Student learning goals
Become familiar with a markup language (XHTML) and a stylesheet language (CSS) and write in both of them (at a novice level) without the use of a computer.
Collaboratively construct a geographical map (of the UW, Seattle campus) through a set of shared and agreed-upon standards for composing in a networked environment.
Individually produce a textual map (e.g., of a city depicted in a novel, of the relations between texts in an archive) and articulate (in an abstract of no more than 300 words) the map’s critical motivation, its classification system, and the method used to produce it.
Research aspects of a print text (e.g., a novel, a geographical map), refashion and animate them in a digital text, and assess (in 750-1250 words) how that animation affords a novel way for audiences to perceive, navigate and interpret your research.
Sample a variety of software and systems (e.g., ArcGIS, WordPress, and Google Visualization, Earth and Maps) and identify what software and systems are most appropriate for your own digital humanities project.
General method of instruction
The class will be workshop-driven, using studio-based modules for participatory learning, and conducted in a PC lab (OUGL 102).
Emphasis will be placed on the development of student projects and the acquisition of critical and technical skills through in-class modules. That said, out-of-class reading will be kept to a minimum.
Class time (consisting of modules on technical skills and software, critiques, workshops, and discussion) will be split equally between the collaborative and individual mapping projects.
There will be no text books. Students will access course modules via the course blog.
Peruse the Companion to Digital Humanities (http://www.digitalhumanities.org/companion/).
Contact Jentery Sayers (email@example.com) with your project ideas, questions, and concerns.
Visit the course site (http://mappingthedigitalhumanities.org/) and leave a comment, if you wish!
Class assignments and grading
The course is project-based. See below (about how grades will be designed) for more on the assignments.
Based upon the course outcomes (see above), student work will be graded as follows (on a 4.0 scale):
Class participation (30% of the grade): Class time will include hands-on modules on humanities computing, group conversations, short talks, workshops, and critiques. Aside from these components, the class participation grade will also include the timeliness of your work, your participation in three conferences with me, and the quality of your collaboration with your peers.

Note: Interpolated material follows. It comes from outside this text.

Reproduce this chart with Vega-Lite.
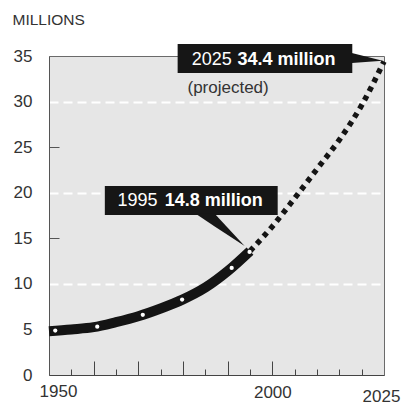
{
  "$schema": "https://vega.github.io/schema/vega-lite/v6.json",
  "width": 335,
  "height": 319,
  "autosize": {"type": "none"},
  "padding": {"left": 49, "top": 56, "right": 18, "bottom": 29},
  "background": "white",
  "config": {
    "view": {"fill": "#e6e6e6", "stroke": "#6a6a6a", "strokeWidth": 1},
    "font": "Liberation Sans"
  },
  "datasets": {
    "actual": [
      {"year": 1950, "millions": 4.8},
      {"year": 1955, "millions": 5.0},
      {"year": 1960, "millions": 5.25},
      {"year": 1965, "millions": 5.8},
      {"year": 1970, "millions": 6.45},
      {"year": 1975, "millions": 7.3},
      {"year": 1980, "millions": 8.3},
      {"year": 1985, "millions": 9.6},
      {"year": 1990, "millions": 11.4},
      {"year": 1995, "millions": 13.6}
    ],
    "projected": [
      {"year": 1995, "millions": 13.6},
      {"year": 2000, "millions": 16.3},
      {"year": 2005, "millions": 19.4},
      {"year": 2010, "millions": 22.6},
      {"year": 2015, "millions": 25.8},
      {"year": 2020, "millions": 29.6},
      {"year": 2025, "millions": 34.4}
    ],
    "dots": [
      {"year": 1951.4, "millions": 4.88},
      {"year": 1960.8, "millions": 5.3},
      {"year": 1971, "millions": 6.6},
      {"year": 1979.8, "millions": 8.27},
      {"year": 1990.9, "millions": 11.75},
      {"year": 1994.9, "millions": 13.5}
    ],
    "boxes": [
      {"id": "b2025", "x1": 1978.8, "x2": 2017.9, "y1": 36.32, "y2": 33.13},
      {"id": "b1995", "x1": 1962.5, "x2": 2001.2, "y1": 20.74, "y2": 17.56}
    ],
    "pointers": [
      {"id": "p2025", "x": 2017.8, "top": 35.33, "bottom": 34.23},
      {"id": "p2025", "x": 2024.7, "top": 34.49, "bottom": 34.49},
      {"id": "p1995", "x": 1983.1, "top": 17.7, "bottom": 17.6},
      {"id": "p1995", "x": 1987.1, "top": 17.7, "bottom": 16.28},
      {"id": "p1995", "x": 1993.8, "top": 14.15, "bottom": 14.15}
    ],
    "yearLabels": [
      {"x": 1990.9, "y": 34.0, "text": "2025"},
      {"x": 1974.3, "y": 18.54, "text": "1995"}
    ],
    "amountLabels": [
      {"x": 1992.2, "y": 34.0, "text": "34.4 million"},
      {"x": 1975.9, "y": 18.54, "text": "14.8 million"}
    ],
    "notes": [
      {"x": 1981.0, "y": 30.94, "text": "(projected)"}
    ]
  },
  "layer": [
    {
      "data": {"name": "actual"},
      "mark": {"type": "line", "interpolate": "monotone", "color": "#141414", "strokeWidth": 10, "strokeCap": "butt"},
      "encoding": {
        "x": {
          "field": "year", "type": "quantitative",
          "scale": {"domain": [1950, 2025], "nice": false, "zero": false},
          "axis": {
            "title": null,
            "values": [1950, 1955, 1960, 1965, 1970, 1975, 1980, 1985, 1990, 1995, 2000, 2005, 2010, 2015, 2020, 2025],
            "tickCount": 40,
            "format": "d",
            "labelExpr": "(datum.value == 1950 || datum.value == 2000 || datum.value == 2025) ? datum.label : ''",
            "labelFlush": false,
            "labelOverlap": false,
            "grid": false,
            "domainColor": "#444",
            "domainWidth": 1,
            "tickColor": "#444",
            "tickWidth": 1,
            "tickSize": {"condition": [{"test": "datum.value == 1950 || datum.value == 2025", "value": 0}, {"test": "datum.value % 10 == 0 && datum.value <= 2000", "value": -14}], "value": -6},
            "labelPadding": {"condition": [{"test": "datum.value == 2000", "value": 23}, {"test": "datum.value == 2025", "value": 13}], "value": 8},
            "labelOffset": {"condition": [{"test": "datum.value == 1950", "value": 9}, {"test": "datum.value == 2025", "value": -3}], "value": 0},
            "labelBaseline": "top",
            "labelFont": "Liberation Sans",
            "labelFontSize": 17,
            "labelColor": "#333"
          }
        },
        "y": {
          "field": "millions", "type": "quantitative",
          "scale": {"domain": [0, 35], "nice": false},
          "axis": {
            "title": "MILLIONS",
            "titleAngle": 0,
            "titleAlign": "left",
            "titleBaseline": "alphabetic",
            "titleX": -37,
            "titleY": -32,
            "titleFont": "Liberation Sans",
            "titleFontSize": 15.5,
            "titleFontWeight": "normal",
            "titleColor": "#333",
            "values": [0, 5, 10, 15, 20, 25, 30, 35],
            "tickCount": 40,
            "labelFlush": false,
            "labelOverlap": false,
            "grid": true,
            "gridColor": "#ffffff",
            "gridWidth": 2,
            "gridDash": [9, 5],
            "gridOpacity": {"condition": {"test": "datum.value == 10 || datum.value == 20 || datum.value == 30", "value": 1}, "value": 0},
            "tickSize": {"condition": {"test": "datum.value == 15 || datum.value == 25", "value": -10}, "value": 0},
            "labelPadding": {"condition": {"test": "datum.value == 15 || datum.value == 25", "value": 27}, "value": 17},
            "tickColor": "#555",
            "domainColor": "#555",
            "labelFont": "Liberation Sans",
            "labelFontSize": 17,
            "labelColor": "#333"
          }
        }
      }
    },
    {
      "data": {"name": "projected"},
      "mark": {"type": "line", "interpolate": "monotone", "color": "#141414", "strokeWidth": 5.5, "strokeDash": [5, 5], "strokeCap": "butt"},
      "encoding": {
        "x": {"field": "year", "type": "quantitative"},
        "y": {"field": "millions", "type": "quantitative"}
      }
    },
    {
      "data": {"name": "dots"},
      "mark": {"type": "point", "filled": true, "color": "#ffffff", "size": 18, "opacity": 1},
      "encoding": {
        "x": {"field": "year", "type": "quantitative"},
        "y": {"field": "millions", "type": "quantitative"}
      }
    },
    {
      "data": {"name": "boxes"},
      "mark": {"type": "rect", "color": "#161616"},
      "encoding": {
        "x": {"field": "x1", "type": "quantitative"},
        "x2": {"field": "x2"},
        "y": {"field": "y1", "type": "quantitative"},
        "y2": {"field": "y2"}
      }
    },
    {
      "data": {"name": "pointers"},
      "mark": {"type": "area", "color": "#161616", "orient": "vertical"},
      "encoding": {
        "x": {"field": "x", "type": "quantitative"},
        "y": {"field": "top", "type": "quantitative"},
        "y2": {"field": "bottom"},
        "detail": {"field": "id"}
      }
    },
    {
      "data": {"name": "yearLabels"},
      "mark": {"type": "text", "align": "right", "baseline": "alphabetic", "color": "#ffffff", "fontSize": 18, "font": "Liberation Sans"},
      "encoding": {
        "x": {"field": "x", "type": "quantitative"},
        "y": {"field": "y", "type": "quantitative"},
        "text": {"field": "text"}
      }
    },
    {
      "data": {"name": "amountLabels"},
      "mark": {"type": "text", "align": "left", "baseline": "alphabetic", "color": "#ffffff", "fontSize": 18, "fontWeight": "bold", "font": "Liberation Sans"},
      "encoding": {
        "x": {"field": "x", "type": "quantitative"},
        "y": {"field": "y", "type": "quantitative"},
        "text": {"field": "text"}
      }
    },
    {
      "data": {"name": "notes"},
      "mark": {"type": "text", "align": "left", "baseline": "alphabetic", "color": "#333333", "fontSize": 17, "font": "Liberation Sans"},
      "encoding": {
        "x": {"field": "x", "type": "quantitative"},
        "y": {"field": "y", "type": "quantitative"},
        "text": {"field": "text"}
      }
    }
  ]
}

Blogging and collaborative project (20% of the grade): You will be blogging throughout the quarter. Since the collaborative project is for the most part housed on the blog, it is also included in this portion of your grade. Factors for assessing the blogging and collaborative project include timeliness, how persuasively your work responds to the prompt at hand, and how concretely the ideas and applications from class modules are mobilized in your writing and compositions.
Quiz (5% of the grade): There will be one quiz—announced in advance—administered and taken in class. It will emerge from the modules and will cover the basics of XHTML and CSS. You can only take it once.
Final presentation (5% of the grade): At the quarter’s end, you will present your individual project (see next bullet point) to the class or to a wider audience. (We’ll decide on the audience at the beginning of the quarter.) That presentation will be graded on how concisely you articulate your work, the clarity of your method, and the appropriateness of the presentation’s content for the context.
Individual project (40% of the grade): Individual projects will consist of six stages (i.e., thought piece, needs assessment, work flow, abstract, data model, and final digital model and assessment). Aside from the final digital model and assessment, you will be able to revise each stage of the project based upon the criteria in the prompt, comments from and conferences with me, and feedback from your peers.